Dans ces conditions, il est logique que ceux qui se trouvent au chômage aient encore moins de chance d'en sortir. Le temps joue contre eux et, l'euphorie économique aidant, on a parfois l'impression qu'ils font partie des victimes oubliées. Peu à peu, la France s'est habituée à vivre avec un nombre impressionnant de demandeurs d'emploi. L'explosion sociale ne s'est pas produite alors même que Georges Pompidou prédisait « la révolution » si l'on dépassait le million de chômeurs. Pis, ces derniers sont sortis de l'actualité. Après des années de morosité et de déprime, on préfère se tourner vers les exemples de réussite éclatante...

Les grandes tendances

Tout cela n'aurait pas été possible si, dans le même temps, la pénible traversée de la crise ne s'était accompagnée, et pour cause, d'un lent processus qui, de renoncement pragmatique en choix imposé par la contrainte, a abouti au bouleversement de la structure du marché du travail. En à peine plus d'une décennie, une décomposition s'est produite qui a fait naître ce que les spécialistes, faute de mieux, ont appelé « les nouvelles formes d'emploi » avec le développement, en gros, de la précarité. Mais ce changement a été d'autant plus profond qu'il s'est greffé sur un phénomène venu de plus loin et justifié par la modernisation de l'économie, qui s'est traduit par l'apparition de « nouveaux emplois ».

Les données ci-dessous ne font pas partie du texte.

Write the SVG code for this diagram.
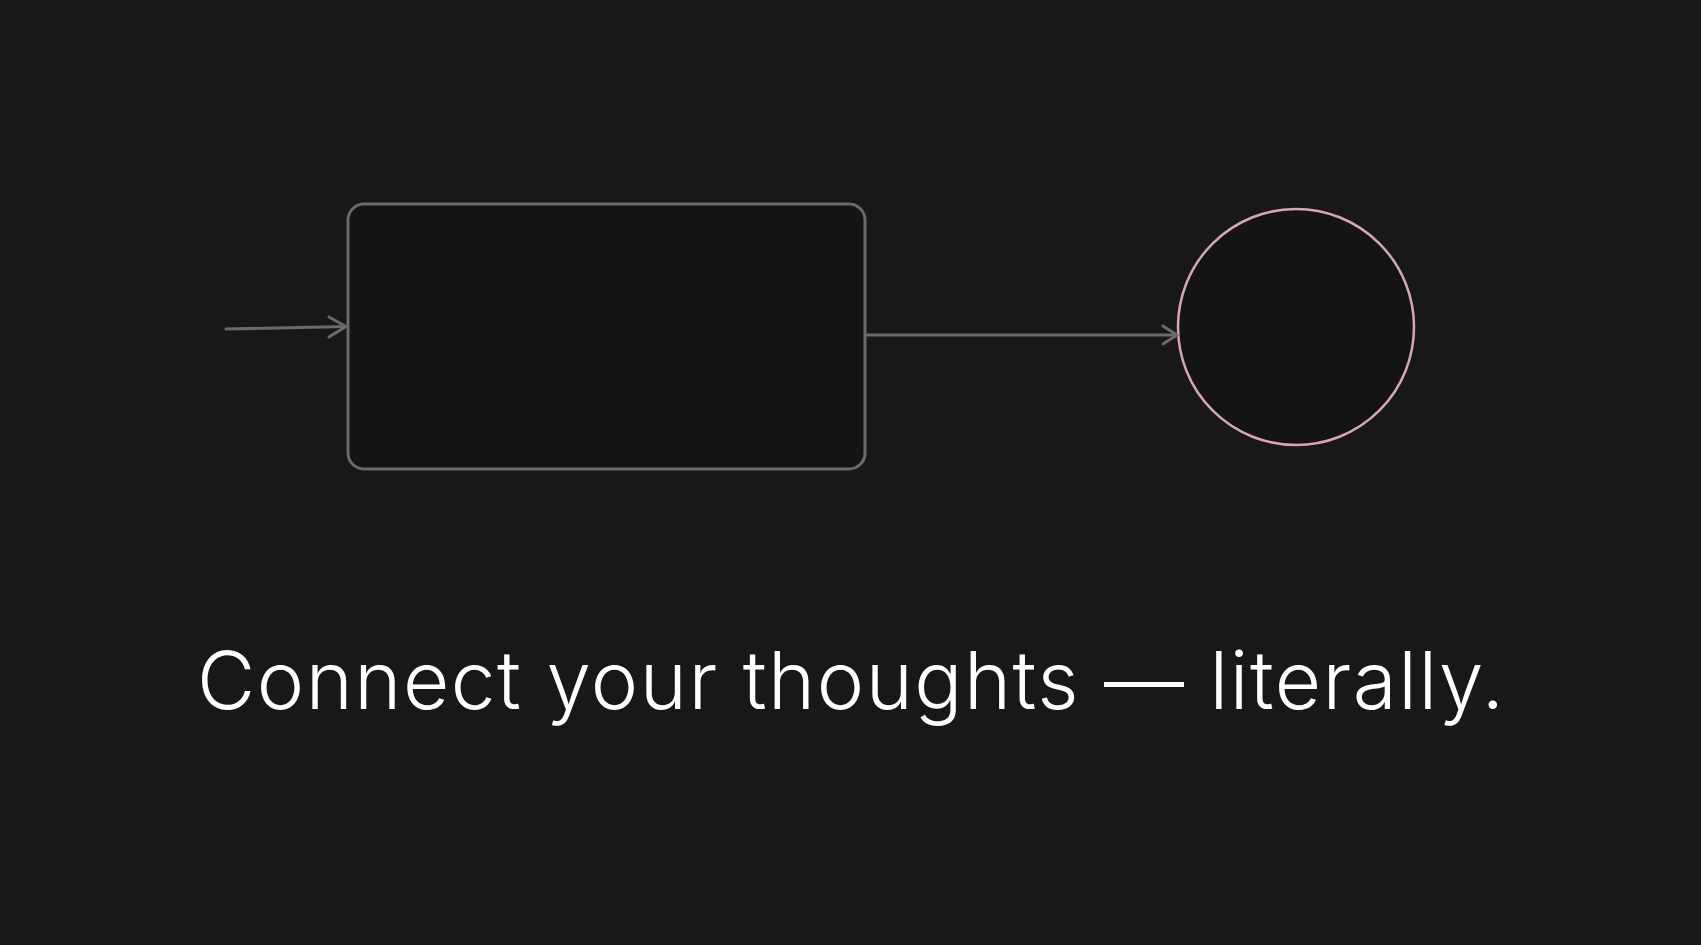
<svg xmlns="http://www.w3.org/2000/svg" width="1701" height="945" viewBox="0 0 1701 945">
<style>
.edge{fill:none;stroke:#6a6a6a;stroke-width:3;stroke-linecap:round;stroke-linejoin:round}
.caption{font-family:Inter,Lato,"Liberation Sans",sans-serif;font-weight:300;font-size:80px;fill:#ffffff}
</style>
<rect width="1701" height="945" fill="#181818"/>
<g id="node-box">
<rect x="348" y="204" width="517" height="265" rx="16" ry="16" fill="#141414" stroke="#6a6a6a" stroke-width="3"/>
</g>
<g id="node-circle">
<circle cx="1296" cy="327" r="118" fill="#141414" stroke="#d6a7ae" stroke-width="2.5"/>
</g>
<g id="connectors">
<path class="edge" d="M226 329 L346 326.5"/>
<path class="edge" d="M329 317 L346 326.5 L329 337"/>
<path class="edge" d="M866 335 L1177 335"/>
<path class="edge" d="M1163 326 L1177 335 L1163 344"/>
</g>
<text class="caption" x="197" y="709" textLength="1307" lengthAdjust="spacing">Connect your thoughts — literally.</text>
</svg>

Dans ses grandes tendances, l'orientation est claire : dans l'agriculture, l'emploi total (salarié et non salarié) a reculé, passant de 5 millions en 1954 à 1,5 million en 1986 ; dans l'industrie, la France est revenue du sommet de 1973 – 6,3 millions de personnes employées – à tout juste 5 millions en 1986, chiffre inférieur aux 5,3 millions de 1954. Le bâtiment et les travaux publics, qui flirtaient avec les 2 millions au début des années 70, se retrouvent à 1,4 million. Seul le tertiaire, qu'il soit marchand ou non marchand, n'a pratiquement jamais cessé d'augmenter ses effectifs en trente ans, exception faite d'un léger passage à vide au plus profond de la crise en 1984-85. Tous confondus, les services employaient 7,3 millions de personnes en 1954. Ils en occupaient 13,2 millions en 1986. Dans la dernière période, leur vitalité a même empêché la catastrophe.

Si la poursuite des courbes signifie quelque chose, il faut croire que, même restructurée, l'industrie de demain ne fournira plus les grandes quantités d'emplois que réclamaient la sidérurgie, la construction navale ou l'automobile. Ces temps-là sont bien révolus, même si les nouvelles technologies viennent relayer les vieux secteurs par leur dynamisme et même si, depuis la fin de 1988, l'industrie est capable de dégager un solde global de postes positif. En vingt ans, le pourcentage d'ouvriers non qualifiés dans les emplois salariés a tout de même chuté de 10 points (27 % en 1969) et celui des ouvriers qualifiés en a perdu 3 autres (38 % en 1969).

En revanche, l'ensemble du tertiaire paraît appelé à un développement continu. Que ce soit dans sa version relativement sophistiquée, avec, par exemple, la floraison des nouveautés en « tique » ou les finances, ou que ce soit dans sa version consumériste avec les services rendus aux entreprises et aux particuliers, dont le commerce et la restauration rapide, pour ne citer que les cas les plus évidents. Toujours est-il que les deux tendances se retrouvent dans les chiffres. La proportion de cadres dans l'emploi salarié a gagné 4,6 points en vingt ans (10,2 % en 1969) et celle des employés, même non qualifiés, progresse de 5,4 points (17,7 % en 1969).

Une autre lame de fond a coïncidé avec ce basculement et s'est accélérée avec la restructuration industrielle de ces dernières années. La part des grosses entreprises de plus de 200 salariés est passée du tiers des emplois en 1975 à moins du quart aujourd'hui. Les petites entreprises de moins de cinquante salariés se sont multipliées ; elles ont augmenté leur poids en nombre d'emplois proposés et, en raison de leur taille, se sont mieux adaptées à la crise que les mastodontes. Ce sont elles qui ont embauché et il faut en voir la confirmation dans le fait que les régions de mono-industrie ou de vieille tradition ouvrière ont plus souffert économiquement de la restructuration que les régions moins lourdement impliquées.

La précarité

Sur ce vaste chamboulement engagé de longue date vient donc se greffer tout ce qui résulte de la récession, dont les effets ont réellement commencé à se faire sentir à partir de 1977, et sans qu'il soit toujours possible de distinguer la cause de la conséquence. C'est ici que l'on pénètre dans une zone de flou, de « halo », selon Claude Thélot (INSEE), qui consacra un numéro spécial de la revue Économie et statistiques (no 193-194) à ce sujet.